Корреспондент, не подозревая подвоха, добросовестно записал рассказ в блокноте.

Но прежде чем сесть за очерк о «подвиге» Пацулы, решил посоветоваться с комиссаром.

Какую «стружку» снял с него комиссар, Пацула умолчал. На стоянку пришел хмурый, в дурном расположении духа. Говорили потом, что корреспондентом был известный писатель. И будто он одобрительно отозвался о Пацуле: «А фантазия у этого парня развита и чувства юмора не занимать».

Теперь здесь, в лагере, было не до шуток.

Как-то, улучив подходящий момент, Пацула вернулся к «определенному плану». Но начал издалека.

— На Кравцова и Вандышева можно положиться?

— Как на себя.

— У меня тоже кое-кто есть. Во-первых, ты. Вон тот, в углу, молчаливый Аркадий Цоун. Воробьев добавит нам Китаева. Майор, Герой Советского Союза. Его даже в Берлин возили, блага предлагали. Намечен подкоп за проволоку. А там аэродром. Китаев знает немецкие самолеты. Понятно? Переговори со своими. Пока на других не указывай.

Воробьев сделал так, что в бараке-лазарете остались только члены «тайного совета».

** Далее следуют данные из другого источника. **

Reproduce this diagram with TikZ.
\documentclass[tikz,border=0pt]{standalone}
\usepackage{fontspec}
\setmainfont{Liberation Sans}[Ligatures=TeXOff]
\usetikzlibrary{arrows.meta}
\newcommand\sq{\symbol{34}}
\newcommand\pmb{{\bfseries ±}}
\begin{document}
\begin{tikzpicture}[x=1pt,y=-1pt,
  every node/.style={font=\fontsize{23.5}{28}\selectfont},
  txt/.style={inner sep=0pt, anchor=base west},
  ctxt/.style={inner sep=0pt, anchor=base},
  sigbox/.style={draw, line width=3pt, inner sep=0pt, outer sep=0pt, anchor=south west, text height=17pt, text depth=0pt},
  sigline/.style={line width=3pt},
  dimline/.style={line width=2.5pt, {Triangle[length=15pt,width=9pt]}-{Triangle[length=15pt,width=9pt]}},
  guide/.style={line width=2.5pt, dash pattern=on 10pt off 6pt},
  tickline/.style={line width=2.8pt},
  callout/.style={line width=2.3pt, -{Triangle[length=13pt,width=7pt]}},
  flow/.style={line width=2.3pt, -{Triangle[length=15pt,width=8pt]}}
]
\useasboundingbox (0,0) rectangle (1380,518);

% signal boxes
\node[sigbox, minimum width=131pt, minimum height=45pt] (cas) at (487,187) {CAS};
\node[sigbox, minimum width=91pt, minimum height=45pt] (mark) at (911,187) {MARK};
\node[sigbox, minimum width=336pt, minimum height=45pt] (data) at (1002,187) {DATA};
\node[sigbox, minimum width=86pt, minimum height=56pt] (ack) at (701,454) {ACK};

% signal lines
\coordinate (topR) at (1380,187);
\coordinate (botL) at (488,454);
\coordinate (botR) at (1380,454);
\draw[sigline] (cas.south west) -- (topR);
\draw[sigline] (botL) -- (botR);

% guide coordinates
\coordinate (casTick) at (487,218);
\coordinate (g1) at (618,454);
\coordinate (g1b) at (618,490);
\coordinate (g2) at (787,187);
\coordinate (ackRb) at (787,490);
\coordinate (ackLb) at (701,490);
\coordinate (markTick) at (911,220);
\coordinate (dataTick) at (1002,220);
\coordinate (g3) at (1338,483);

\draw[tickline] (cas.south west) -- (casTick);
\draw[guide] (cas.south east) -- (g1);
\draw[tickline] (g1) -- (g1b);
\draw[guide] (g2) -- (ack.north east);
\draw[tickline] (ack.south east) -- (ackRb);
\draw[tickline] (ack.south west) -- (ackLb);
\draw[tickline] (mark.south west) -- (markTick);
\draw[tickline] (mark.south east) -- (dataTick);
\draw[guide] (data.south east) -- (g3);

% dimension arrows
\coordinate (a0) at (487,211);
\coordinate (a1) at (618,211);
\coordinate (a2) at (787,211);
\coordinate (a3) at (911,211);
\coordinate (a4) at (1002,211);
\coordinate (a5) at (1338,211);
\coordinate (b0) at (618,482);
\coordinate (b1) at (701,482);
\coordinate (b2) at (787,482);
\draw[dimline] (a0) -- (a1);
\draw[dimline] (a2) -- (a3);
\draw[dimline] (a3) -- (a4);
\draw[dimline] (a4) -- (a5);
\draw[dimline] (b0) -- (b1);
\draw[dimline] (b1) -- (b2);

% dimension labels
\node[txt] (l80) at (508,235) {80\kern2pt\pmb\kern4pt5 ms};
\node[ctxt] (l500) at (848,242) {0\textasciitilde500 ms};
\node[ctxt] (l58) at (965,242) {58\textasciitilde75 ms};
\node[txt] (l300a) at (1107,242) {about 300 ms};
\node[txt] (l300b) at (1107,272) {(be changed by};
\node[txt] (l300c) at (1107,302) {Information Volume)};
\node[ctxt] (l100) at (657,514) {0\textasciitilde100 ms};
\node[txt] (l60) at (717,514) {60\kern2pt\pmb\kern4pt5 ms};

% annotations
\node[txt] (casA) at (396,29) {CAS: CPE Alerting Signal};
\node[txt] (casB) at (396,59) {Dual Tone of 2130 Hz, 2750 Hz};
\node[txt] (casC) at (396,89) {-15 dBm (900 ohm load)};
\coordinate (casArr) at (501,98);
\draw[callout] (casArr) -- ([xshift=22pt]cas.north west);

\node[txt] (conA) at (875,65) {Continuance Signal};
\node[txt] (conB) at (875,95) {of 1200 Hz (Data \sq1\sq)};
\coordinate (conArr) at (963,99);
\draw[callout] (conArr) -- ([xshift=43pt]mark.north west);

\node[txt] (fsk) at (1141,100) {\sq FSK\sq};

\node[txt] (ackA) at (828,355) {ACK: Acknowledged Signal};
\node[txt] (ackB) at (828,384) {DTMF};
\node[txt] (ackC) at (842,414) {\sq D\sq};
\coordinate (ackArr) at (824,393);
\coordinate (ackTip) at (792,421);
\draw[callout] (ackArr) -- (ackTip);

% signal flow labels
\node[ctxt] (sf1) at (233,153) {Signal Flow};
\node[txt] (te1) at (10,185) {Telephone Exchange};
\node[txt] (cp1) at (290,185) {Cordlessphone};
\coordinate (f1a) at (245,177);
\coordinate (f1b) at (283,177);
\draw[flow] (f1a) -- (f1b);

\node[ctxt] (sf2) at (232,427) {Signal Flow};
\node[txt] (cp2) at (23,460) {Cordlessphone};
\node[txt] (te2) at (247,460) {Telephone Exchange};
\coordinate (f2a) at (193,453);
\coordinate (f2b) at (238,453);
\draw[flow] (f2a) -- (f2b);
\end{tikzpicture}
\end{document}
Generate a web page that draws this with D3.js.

Говорил Николай Китаев. Подкоп задуман не сегодня. Но людям изнуренным сделать это не под силу. Теперь прибыло «свежее» пополнение, сил прибавилось. Рыть лучше всего из санитарного блока. Но сначала нужно сделать лаз в полу. Выбрали руководящую «тройку», в которую вошел и Девятаев. Рана на ноге у него не зажила, и днем он оставался в лазарете. Воробьев пристраивал к нему двоих-троих «больных».

ПОДЗЕМНАЯ ДОРОГА

Железной скобой под нарами Аркадия Цоуна прорезали доски. Их надрезали наискосок так, чтобы лаз в подполье можно было закрывать теми же половицами. Это был невероятный труд, но он открывал путь к свободе, и тут нет такой тяжести, которую не одолеть.